— BEGIN Data for this exercise —

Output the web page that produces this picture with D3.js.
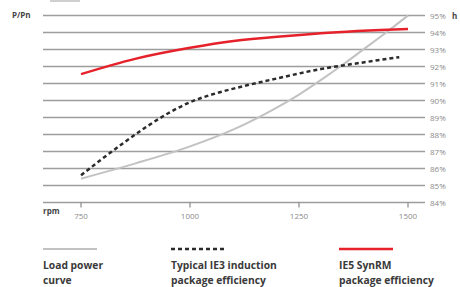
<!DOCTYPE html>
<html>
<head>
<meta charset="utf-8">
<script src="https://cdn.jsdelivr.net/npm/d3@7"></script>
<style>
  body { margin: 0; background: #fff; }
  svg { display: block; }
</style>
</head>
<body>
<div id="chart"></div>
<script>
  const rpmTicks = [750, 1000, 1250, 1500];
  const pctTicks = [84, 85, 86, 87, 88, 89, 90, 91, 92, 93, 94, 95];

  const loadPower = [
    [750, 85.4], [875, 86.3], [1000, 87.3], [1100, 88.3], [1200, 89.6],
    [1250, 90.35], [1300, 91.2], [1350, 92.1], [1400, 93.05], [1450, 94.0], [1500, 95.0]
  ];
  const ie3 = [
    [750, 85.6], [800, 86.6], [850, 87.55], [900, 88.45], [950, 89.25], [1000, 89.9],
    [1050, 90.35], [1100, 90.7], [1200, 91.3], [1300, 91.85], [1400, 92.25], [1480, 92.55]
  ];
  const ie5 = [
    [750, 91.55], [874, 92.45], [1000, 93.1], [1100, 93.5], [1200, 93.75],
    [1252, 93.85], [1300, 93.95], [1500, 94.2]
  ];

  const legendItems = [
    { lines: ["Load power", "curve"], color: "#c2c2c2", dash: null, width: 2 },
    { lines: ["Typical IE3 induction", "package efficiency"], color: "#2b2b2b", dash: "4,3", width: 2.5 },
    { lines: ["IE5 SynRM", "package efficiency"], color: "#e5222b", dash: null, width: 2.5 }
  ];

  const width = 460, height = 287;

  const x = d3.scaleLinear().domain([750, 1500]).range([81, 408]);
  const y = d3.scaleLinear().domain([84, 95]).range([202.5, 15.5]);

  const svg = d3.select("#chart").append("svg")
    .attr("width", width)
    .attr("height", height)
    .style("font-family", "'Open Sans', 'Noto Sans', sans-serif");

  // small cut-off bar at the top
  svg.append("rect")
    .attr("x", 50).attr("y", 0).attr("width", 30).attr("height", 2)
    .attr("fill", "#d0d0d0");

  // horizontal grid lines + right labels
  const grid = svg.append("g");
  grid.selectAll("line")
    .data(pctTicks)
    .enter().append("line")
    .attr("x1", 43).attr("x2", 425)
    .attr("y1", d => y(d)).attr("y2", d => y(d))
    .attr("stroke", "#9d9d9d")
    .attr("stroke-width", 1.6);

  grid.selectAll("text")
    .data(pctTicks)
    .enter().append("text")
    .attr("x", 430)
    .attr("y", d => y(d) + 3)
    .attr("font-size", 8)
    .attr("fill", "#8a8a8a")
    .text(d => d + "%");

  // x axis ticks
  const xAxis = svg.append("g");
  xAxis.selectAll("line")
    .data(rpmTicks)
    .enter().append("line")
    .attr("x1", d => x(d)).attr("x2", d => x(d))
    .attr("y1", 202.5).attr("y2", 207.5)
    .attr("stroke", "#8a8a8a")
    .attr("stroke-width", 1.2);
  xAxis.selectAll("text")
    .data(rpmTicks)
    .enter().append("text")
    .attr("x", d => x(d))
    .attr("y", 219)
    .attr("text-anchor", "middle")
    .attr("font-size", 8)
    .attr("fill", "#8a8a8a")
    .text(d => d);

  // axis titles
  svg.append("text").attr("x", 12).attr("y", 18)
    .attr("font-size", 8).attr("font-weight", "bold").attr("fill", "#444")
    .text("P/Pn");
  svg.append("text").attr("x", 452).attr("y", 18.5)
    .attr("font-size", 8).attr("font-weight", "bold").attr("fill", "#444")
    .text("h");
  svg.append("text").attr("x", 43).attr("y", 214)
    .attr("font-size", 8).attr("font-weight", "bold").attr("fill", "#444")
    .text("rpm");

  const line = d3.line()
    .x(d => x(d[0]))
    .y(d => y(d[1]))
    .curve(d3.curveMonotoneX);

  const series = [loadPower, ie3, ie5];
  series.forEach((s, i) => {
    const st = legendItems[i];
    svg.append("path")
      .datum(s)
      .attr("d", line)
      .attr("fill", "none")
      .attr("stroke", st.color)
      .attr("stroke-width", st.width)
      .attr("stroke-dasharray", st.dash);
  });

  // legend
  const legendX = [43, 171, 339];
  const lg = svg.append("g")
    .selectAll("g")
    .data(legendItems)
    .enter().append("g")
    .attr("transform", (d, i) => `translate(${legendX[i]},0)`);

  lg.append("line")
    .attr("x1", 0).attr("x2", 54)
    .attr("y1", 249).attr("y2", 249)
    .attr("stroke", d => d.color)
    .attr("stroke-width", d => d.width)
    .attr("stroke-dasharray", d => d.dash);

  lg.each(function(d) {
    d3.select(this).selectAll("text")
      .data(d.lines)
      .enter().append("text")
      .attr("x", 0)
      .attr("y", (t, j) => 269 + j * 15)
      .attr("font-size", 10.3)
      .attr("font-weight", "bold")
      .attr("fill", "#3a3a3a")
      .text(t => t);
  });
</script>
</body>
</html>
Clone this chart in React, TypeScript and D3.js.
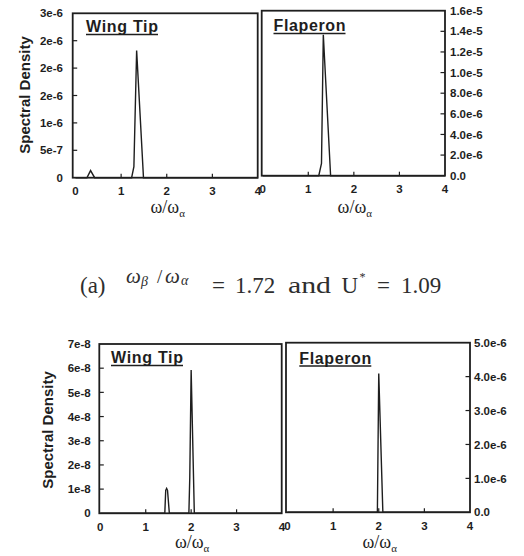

— END Data for this exercise —

Skip every picture and return the lines above from the top through the one that contains "const width = 460, height = 287;".

• Task solution:
Output the web page that produces this picture with D3.js.
<!DOCTYPE html>
<html>
<head>
<meta charset="utf-8">
<script src="https://cdn.jsdelivr.net/npm/d3@7"></script>
<style>
  body { margin: 0; background: #fff; }
  svg { display: block; }
</style>
</head>
<body>
<div id="chart"></div>
<script>
  const rpmTicks = [750, 1000, 1250, 1500];
  const pctTicks = [84, 85, 86, 87, 88, 89, 90, 91, 92, 93, 94, 95];

  const loadPower = [
    [750, 85.4], [875, 86.3], [1000, 87.3], [1100, 88.3], [1200, 89.6],
    [1250, 90.35], [1300, 91.2], [1350, 92.1], [1400, 93.05], [1450, 94.0], [1500, 95.0]
  ];
  const ie3 = [
    [750, 85.6], [800, 86.6], [850, 87.55], [900, 88.45], [950, 89.25], [1000, 89.9],
    [1050, 90.35], [1100, 90.7], [1200, 91.3], [1300, 91.85], [1400, 92.25], [1480, 92.55]
  ];
  const ie5 = [
    [750, 91.55], [874, 92.45], [1000, 93.1], [1100, 93.5], [1200, 93.75],
    [1252, 93.85], [1300, 93.95], [1500, 94.2]
  ];

  const legendItems = [
    { lines: ["Load power", "curve"], color: "#c2c2c2", dash: null, width: 2 },
    { lines: ["Typical IE3 induction", "package efficiency"], color: "#2b2b2b", dash: "4,3", width: 2.5 },
    { lines: ["IE5 SynRM", "package efficiency"], color: "#e5222b", dash: null, width: 2.5 }
  ];

  const width = 460, height = 287;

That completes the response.